* SET PROBLEM
From the listing below, extract every line containing "this".

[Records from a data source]
* START *

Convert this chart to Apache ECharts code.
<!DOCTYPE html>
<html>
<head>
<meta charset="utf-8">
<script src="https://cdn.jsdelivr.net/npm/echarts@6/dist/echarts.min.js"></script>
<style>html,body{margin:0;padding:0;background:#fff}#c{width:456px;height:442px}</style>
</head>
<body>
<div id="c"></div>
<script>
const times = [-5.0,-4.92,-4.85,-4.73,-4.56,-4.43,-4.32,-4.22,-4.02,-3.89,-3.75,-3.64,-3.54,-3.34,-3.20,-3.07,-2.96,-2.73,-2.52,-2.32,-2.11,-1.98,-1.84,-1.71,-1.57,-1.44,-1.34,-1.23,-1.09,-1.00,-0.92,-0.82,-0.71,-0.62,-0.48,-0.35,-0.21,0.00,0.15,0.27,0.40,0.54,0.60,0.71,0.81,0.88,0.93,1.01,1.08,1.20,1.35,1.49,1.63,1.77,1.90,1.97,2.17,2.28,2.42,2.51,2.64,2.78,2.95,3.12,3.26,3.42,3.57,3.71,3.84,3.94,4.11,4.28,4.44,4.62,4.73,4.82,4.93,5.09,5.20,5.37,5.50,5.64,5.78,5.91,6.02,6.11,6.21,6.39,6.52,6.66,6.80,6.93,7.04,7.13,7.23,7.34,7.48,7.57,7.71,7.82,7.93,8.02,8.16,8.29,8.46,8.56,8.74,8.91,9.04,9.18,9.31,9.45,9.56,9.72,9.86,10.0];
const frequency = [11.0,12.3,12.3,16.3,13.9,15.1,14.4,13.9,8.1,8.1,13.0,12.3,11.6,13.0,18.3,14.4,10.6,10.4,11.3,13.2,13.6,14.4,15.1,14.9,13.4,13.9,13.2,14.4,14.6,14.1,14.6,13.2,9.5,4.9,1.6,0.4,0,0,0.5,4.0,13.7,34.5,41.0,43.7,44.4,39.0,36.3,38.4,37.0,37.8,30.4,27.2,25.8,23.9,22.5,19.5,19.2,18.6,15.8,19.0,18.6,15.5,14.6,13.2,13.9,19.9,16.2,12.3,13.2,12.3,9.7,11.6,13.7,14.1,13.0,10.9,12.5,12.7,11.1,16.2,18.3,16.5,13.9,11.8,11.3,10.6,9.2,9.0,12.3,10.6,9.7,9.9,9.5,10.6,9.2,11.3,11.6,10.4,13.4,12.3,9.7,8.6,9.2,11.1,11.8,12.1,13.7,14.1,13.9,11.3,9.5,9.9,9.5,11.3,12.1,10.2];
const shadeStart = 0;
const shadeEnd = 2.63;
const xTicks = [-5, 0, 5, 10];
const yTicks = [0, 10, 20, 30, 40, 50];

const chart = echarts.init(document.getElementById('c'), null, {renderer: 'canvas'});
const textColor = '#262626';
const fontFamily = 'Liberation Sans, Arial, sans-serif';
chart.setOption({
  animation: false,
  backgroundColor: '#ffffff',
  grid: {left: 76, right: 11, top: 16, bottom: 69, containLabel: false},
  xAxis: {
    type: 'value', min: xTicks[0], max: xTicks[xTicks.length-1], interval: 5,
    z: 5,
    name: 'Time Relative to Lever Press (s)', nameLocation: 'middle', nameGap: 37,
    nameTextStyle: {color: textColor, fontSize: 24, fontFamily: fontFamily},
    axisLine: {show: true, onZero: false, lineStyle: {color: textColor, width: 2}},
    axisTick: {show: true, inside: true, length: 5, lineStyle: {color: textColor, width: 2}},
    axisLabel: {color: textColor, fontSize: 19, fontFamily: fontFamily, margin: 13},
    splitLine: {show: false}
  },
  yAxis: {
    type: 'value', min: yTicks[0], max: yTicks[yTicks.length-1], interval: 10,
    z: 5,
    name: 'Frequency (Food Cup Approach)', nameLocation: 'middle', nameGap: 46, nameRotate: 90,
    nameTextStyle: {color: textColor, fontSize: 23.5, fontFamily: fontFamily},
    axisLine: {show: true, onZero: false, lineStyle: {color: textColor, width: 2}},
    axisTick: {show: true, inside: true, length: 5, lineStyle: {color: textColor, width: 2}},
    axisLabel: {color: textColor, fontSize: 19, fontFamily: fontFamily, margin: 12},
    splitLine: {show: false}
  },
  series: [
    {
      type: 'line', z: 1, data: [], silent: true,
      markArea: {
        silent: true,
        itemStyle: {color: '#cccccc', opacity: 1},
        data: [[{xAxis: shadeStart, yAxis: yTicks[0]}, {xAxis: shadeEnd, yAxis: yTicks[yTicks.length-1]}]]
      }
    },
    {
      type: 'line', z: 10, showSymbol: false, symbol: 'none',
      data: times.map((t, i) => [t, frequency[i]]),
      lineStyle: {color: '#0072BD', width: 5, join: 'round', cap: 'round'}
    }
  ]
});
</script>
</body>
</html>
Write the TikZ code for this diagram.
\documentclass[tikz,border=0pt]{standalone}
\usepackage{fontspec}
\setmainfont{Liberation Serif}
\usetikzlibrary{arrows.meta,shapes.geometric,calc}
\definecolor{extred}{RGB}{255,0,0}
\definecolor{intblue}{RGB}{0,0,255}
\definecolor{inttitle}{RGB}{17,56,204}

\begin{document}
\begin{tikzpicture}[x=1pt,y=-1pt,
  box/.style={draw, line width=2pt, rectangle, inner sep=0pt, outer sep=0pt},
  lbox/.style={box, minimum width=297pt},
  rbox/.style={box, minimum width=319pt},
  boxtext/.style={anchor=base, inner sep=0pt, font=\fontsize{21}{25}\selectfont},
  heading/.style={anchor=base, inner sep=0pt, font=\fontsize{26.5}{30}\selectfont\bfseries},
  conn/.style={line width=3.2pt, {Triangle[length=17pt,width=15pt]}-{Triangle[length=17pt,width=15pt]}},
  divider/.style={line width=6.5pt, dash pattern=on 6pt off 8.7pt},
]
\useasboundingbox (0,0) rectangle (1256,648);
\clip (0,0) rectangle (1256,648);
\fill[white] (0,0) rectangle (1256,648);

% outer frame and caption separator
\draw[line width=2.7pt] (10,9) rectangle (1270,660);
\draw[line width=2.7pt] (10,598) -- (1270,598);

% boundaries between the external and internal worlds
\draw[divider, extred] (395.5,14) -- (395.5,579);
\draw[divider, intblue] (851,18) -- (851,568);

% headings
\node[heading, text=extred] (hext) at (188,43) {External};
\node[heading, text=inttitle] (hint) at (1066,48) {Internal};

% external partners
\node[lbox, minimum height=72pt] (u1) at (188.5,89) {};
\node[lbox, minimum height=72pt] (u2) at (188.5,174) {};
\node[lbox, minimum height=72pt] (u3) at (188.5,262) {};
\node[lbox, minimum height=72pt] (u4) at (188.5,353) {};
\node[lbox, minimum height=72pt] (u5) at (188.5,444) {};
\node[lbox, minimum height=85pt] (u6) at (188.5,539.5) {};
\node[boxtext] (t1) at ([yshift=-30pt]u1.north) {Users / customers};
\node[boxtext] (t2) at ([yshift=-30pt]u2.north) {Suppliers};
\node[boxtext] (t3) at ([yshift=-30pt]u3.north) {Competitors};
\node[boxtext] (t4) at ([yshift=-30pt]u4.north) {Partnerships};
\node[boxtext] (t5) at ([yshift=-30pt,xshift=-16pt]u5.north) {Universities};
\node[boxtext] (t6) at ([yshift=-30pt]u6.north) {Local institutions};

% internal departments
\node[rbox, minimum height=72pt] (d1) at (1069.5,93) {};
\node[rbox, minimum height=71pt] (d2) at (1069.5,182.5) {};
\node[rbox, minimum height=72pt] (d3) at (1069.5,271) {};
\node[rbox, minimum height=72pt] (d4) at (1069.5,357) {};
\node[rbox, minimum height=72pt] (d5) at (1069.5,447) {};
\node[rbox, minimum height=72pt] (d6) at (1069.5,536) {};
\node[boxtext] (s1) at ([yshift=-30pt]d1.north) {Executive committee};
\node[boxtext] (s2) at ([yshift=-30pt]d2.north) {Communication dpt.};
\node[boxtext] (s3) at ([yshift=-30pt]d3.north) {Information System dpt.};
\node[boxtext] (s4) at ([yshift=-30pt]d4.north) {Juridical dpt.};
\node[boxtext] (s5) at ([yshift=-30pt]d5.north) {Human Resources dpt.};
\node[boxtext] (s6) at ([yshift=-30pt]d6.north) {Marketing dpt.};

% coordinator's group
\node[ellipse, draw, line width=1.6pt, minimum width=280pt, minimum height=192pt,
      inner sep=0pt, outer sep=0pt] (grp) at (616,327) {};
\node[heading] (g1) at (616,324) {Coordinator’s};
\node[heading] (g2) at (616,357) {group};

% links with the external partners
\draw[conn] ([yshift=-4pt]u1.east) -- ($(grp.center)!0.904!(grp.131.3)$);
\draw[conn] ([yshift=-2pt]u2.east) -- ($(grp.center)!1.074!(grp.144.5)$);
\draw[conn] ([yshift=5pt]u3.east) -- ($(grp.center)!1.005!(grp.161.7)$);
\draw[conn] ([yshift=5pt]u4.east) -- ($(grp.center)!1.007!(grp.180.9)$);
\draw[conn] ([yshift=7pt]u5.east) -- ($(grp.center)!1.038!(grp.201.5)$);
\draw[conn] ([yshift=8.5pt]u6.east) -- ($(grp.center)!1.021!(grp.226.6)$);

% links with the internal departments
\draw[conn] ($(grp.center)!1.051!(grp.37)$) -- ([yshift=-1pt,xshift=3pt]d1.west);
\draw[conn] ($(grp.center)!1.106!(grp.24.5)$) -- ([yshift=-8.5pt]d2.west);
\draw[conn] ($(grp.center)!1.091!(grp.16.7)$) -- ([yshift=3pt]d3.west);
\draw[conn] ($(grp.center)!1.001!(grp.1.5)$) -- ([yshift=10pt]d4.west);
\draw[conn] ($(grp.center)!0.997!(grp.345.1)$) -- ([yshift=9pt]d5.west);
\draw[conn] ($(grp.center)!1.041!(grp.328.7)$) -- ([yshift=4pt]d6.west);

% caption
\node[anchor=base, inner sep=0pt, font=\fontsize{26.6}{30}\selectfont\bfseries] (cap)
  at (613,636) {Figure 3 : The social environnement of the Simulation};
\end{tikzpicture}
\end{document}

* END *

* COMPLETED TASK
Convert this chart to Apache ECharts code.
Write the TikZ code for this diagram.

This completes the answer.